REUTERS/Yannis Behrakis
The country is a day away from a major debt payment that it cannot pay. Meanwhile, panicked Greeks trying to drain ATMs of whatever cash they can get are being limited by new capital controls. Stocks are plummeting and the euro is getting smoked.
But it's not so bad.
At least that's the assessment of a the market strategists who are stepping back and considering the recent history.
"The European authorities are both prepared and equipped to act to preserve the integrity of the Euro area in the face of market and economic turbulence emanating from Greece," Goldman Sachs' Huw Pill said on Sunday. "The [European Central Bank] will likely have to do the heavy lifting, likely through an expansion of sovereign purchases tilted towards more vulnerable countries in the first instance. While still acting in response to wider market developments rather than pre-empting them, we expect ECB actions to be more prompt and more aggressive than in the past."
So, it'll be a bumpy ride, but we've seen worse.
"[W]hile markets are likely to suffer in the coming days, we do not expect a repeat of the systemic and existential threats to the Euro area as a whole that emerged back in 2011-12, when Greece was last centre-stage," Pill emphasized.
Behavioral Macro's Mark Dow provided a laundry list of reasons why Europe and the rest of the world are better prepared for the current crisis. He too pointed to the European leaders' broader capacity to contain the damage.

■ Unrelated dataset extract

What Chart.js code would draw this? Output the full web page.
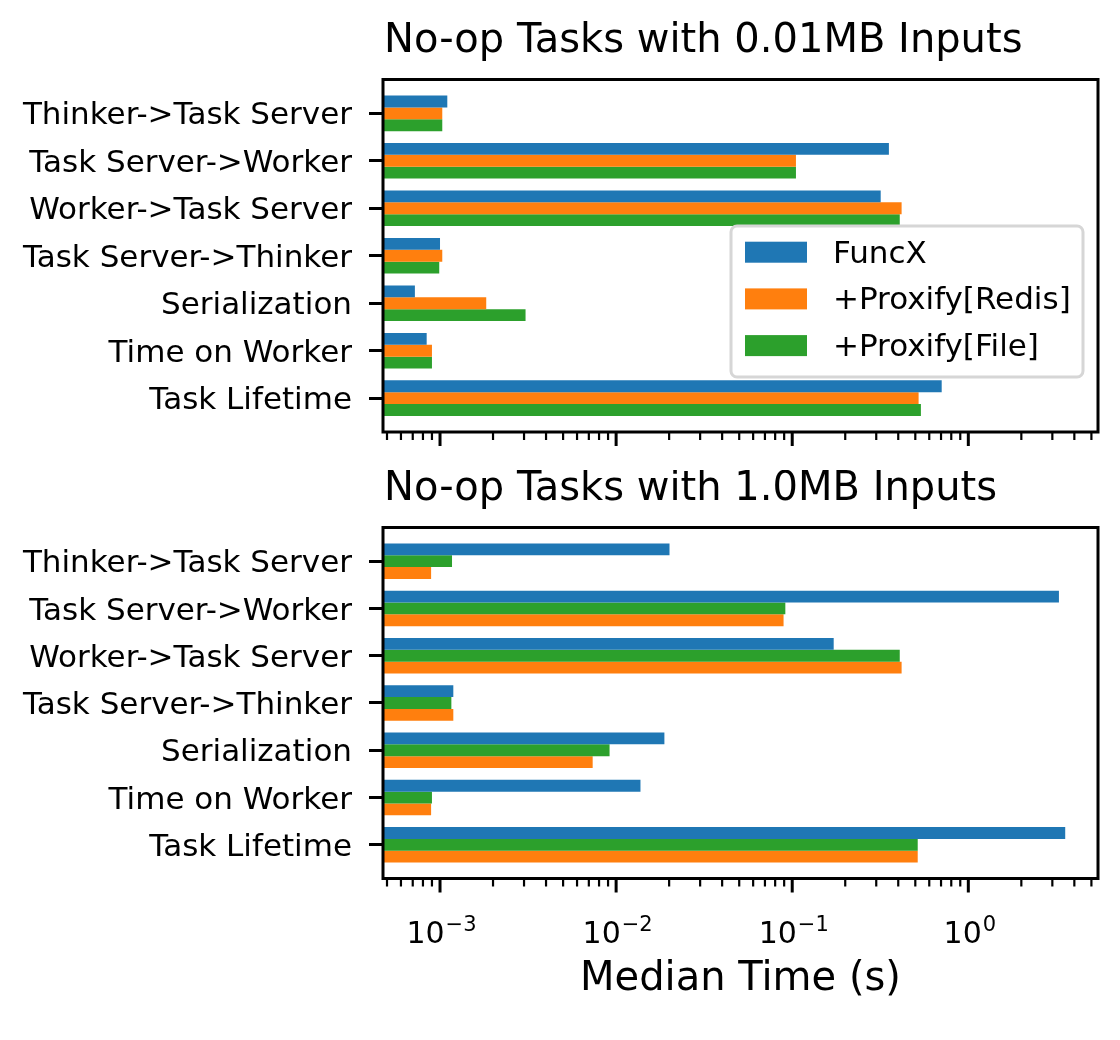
<!DOCTYPE html>
<html><head><meta charset="utf-8">
<script src="https://cdn.jsdelivr.net/npm/chart.js@4.4.1/dist/chart.umd.min.js"></script>
<style>
html,body{margin:0;padding:0;background:#fff;}
#wrap{position:relative;width:1120px;height:1040px;background:#fff;overflow:hidden;}
canvas{position:absolute;left:0;}
#c1{top:0;width:1120px;height:470px;}
#c2{top:470px;width:1120px;height:570px;}
</style></head><body>
<div id="wrap">
<canvas id="c1" width="1120" height="470"></canvas>
<canvas id="c2" width="1120" height="570"></canvas>
</div>
<script>
// ---------- data ----------
const categories = ['Thinker->Task Server','Task Server->Worker','Worker->Task Server','Task Server->Thinker','Serialization','Time on Worker','Task Lifetime'];
const seriesNames = ['FuncX','+Proxify[Redis]','+Proxify[File]'];
const seriesColors = ['#1f77b4','#ff7f0e','#2ca02c'];

// 0.01MB inputs (median seconds)
const smallFuncX = [1.10e-3, 0.354, 0.318, 1.00e-3, 7.2e-4, 8.4e-4, 0.706];
const smallRedis = [1.03e-3, 0.105, 0.418, 1.03e-3, 1.83e-3, 9.0e-4, 0.522];
const smallFile  = [1.03e-3, 0.105, 0.408, 0.99e-3, 3.06e-3, 9.0e-4, 0.538];

// 1.0MB inputs (median seconds)
const largeFuncX = [0.0201, 3.27, 0.172, 1.19e-3, 0.0188, 0.01375, 3.55];
const largeRedis = [8.9e-4, 0.0893, 0.418, 1.19e-3, 7.36e-3, 8.9e-4, 0.516];
const largeFile  = [1.17e-3, 0.0914, 0.408, 1.16e-3, 9.18e-3, 9.0e-4, 0.516];

const titles = ['No-op Tasks with 0.01MB Inputs','No-op Tasks with 1.0MB Inputs'];
const xAxisTitle = 'Median Time (s)';
const xTickValues = [1e-3, 1e-2, 1e-1, 1];
const xTickBase = ['10','10','10','10'];
const xTickExp = ['\u22123','\u22122','\u22121','0'];
const xMin = 4.745e-4, xMax = 5.45;

// ---------- helpers ----------
const FONT = '"DejaVu Sans", sans-serif';
Chart.defaults.font.family = FONT;
Chart.defaults.color = '#000';

function toPoints(arr){ return arr.map((v,i)=>({x:v, y:i})); }
function ds(name, arr){
  const i = seriesNames.indexOf(name);
  return {label:name, data:toPoints(arr), backgroundColor:seriesColors[i], borderWidth:0,
          categoryPercentage:0.75, barPercentage:1.0};
}

const decor = {
  id:'decor',
  afterDraw(chart, args, o){
    const ctx = chart.ctx, a = chart.chartArea, xs = chart.scales.x;
    ctx.save();
    // frame
    ctx.strokeStyle = '#000'; ctx.lineWidth = 3;
    ctx.strokeRect(a.left, a.top, a.right - a.left, a.bottom - a.top);
    // x tick marks (log major/minor)
    for (let e = -4; e <= 1; e++){
      for (let k = 1; k <= 9; k++){
        const v = k * Math.pow(10, e);
        if (v < xs.min || v > xs.max) continue;
        const px = xs.getPixelForValue(v);
        ctx.lineWidth = (k === 1) ? 3 : 2.2;
        ctx.beginPath();
        ctx.moveTo(px, a.bottom);
        ctx.lineTo(px, a.bottom + ((k === 1) ? 14 : 8));
        ctx.stroke();
      }
    }
    // title
    ctx.fillStyle = '#000';
    ctx.textAlign = 'left'; ctx.textBaseline = 'alphabetic';
    ctx.font = '40px ' + FONT;
    ctx.fillText(o.title, a.left + 1, a.top - 27.5);

    if (o.xLabels){
      for (let i = 0; i < xTickValues.length; i++){
        const px = xs.getPixelForValue(xTickValues[i]);
        ctx.font = '30px ' + FONT;
        const wb = ctx.measureText(xTickBase[i]).width;
        ctx.font = '21px ' + FONT;
        const we = ctx.measureText(xTickExp[i]).width;
        const x0 = px - (wb + we) / 2 + 1;
        ctx.font = '30px ' + FONT;
        ctx.fillText(xTickBase[i], x0, a.bottom + 64);
        ctx.font = '21px ' + FONT;
        ctx.fillText(xTickExp[i], x0 + wb + 1, a.bottom + 52.5);
      }
      ctx.textAlign = 'center';
      ctx.font = '40px ' + FONT;
      ctx.fillText(o.xTitle, (a.left + a.right) / 2, a.bottom + 111);
    }

    if (o.legend){
      const L = 731, T = 226, R = 1083, B = 377;
      ctx.beginPath();
      ctx.roundRect(L, T, R - L, B - T, 6);
      ctx.fillStyle = 'rgba(255,255,255,0.8)';
      ctx.fill();
      ctx.lineWidth = 3; ctx.strokeStyle = '#d6d6d6';
      ctx.stroke();
      ctx.textAlign = 'left'; ctx.textBaseline = 'alphabetic';
      ctx.font = '31px ' + FONT;
      chart.data.datasets.forEach((d, i) => {
        const y = 241.7 + i * 46.7;
        ctx.fillStyle = d.backgroundColor;
        ctx.fillRect(745, y, 62, 21);
        ctx.fillStyle = '#000';
        ctx.fillText(d.label, 833, y + 21);
      });
    }
    ctx.restore();
  }
};

function makeChart(id, datasets, canvasH, areaTop, areaBottom, o){
  return new Chart(document.getElementById(id), {
    type:'bar',
    data:{ datasets },
    options:{
      indexAxis:'y',
      responsive:false,
      animation:false,
      devicePixelRatio:1,
      layout:{ padding:{ left:0, right:22, top:areaTop, bottom:0 } },
      plugins:{ legend:{display:false}, tooltip:{enabled:false}, title:{display:false}, decor:o },
      scales:{
        x:{
          type:'logarithmic', min:xMin, max:xMax, position:'bottom',
          grid:{display:false}, border:{display:false}, ticks:{display:false},
          afterFit:(s)=>{ s.height = canvasH - areaBottom; }
        },
        y:{
          type:'linear', min:-0.7125, max:6.7125, reverse:true, position:'left',
          offset:false,
          afterBuildTicks:(s)=>{ s.ticks = categories.map((c,i)=>({value:i})); },
          afterFit:(s)=>{ s.width = 383; },
          border:{display:false},
          grid:{display:true, offset:false, drawOnChartArea:false, drawTicks:true, tickLength:14, tickWidth:3, tickColor:'#000', color:'#000'},
          ticks:{ autoSkip:false, padding:17, labelOffset:3, color:'#000', font:{size:31, family:FONT},
                  callback:(v)=>categories[v] }
        }
      }
    },
    plugins:[decor]
  });
}

makeChart('c1', [ds('FuncX', smallFuncX), ds('+Proxify[Redis]', smallRedis), ds('+Proxify[File]', smallFile)],
          470, 79.5, 432, {title:titles[0], legend:true, xLabels:false});
makeChart('c2', [ds('FuncX', largeFuncX), ds('+Proxify[File]', largeFile), ds('+Proxify[Redis]', largeRedis)],
          570, 57.5, 408.5, {title:titles[1], legend:false, xLabels:true, xTitle:xAxisTitle});
</script>
</body></html>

"We're more financially prepared," Dow wrote. "There were no firewalls in place three years ago. Moreover, every monetary innovation was met with a German ECB resignation. Today, LTRO, ESM, QE, "Whatever it takes", etc. are part of the landscape. And we know they worked. Draghi won. Germanic phobias lost. Not likely to be much principled pushback if Draghi needs to get aggressive with runway foam."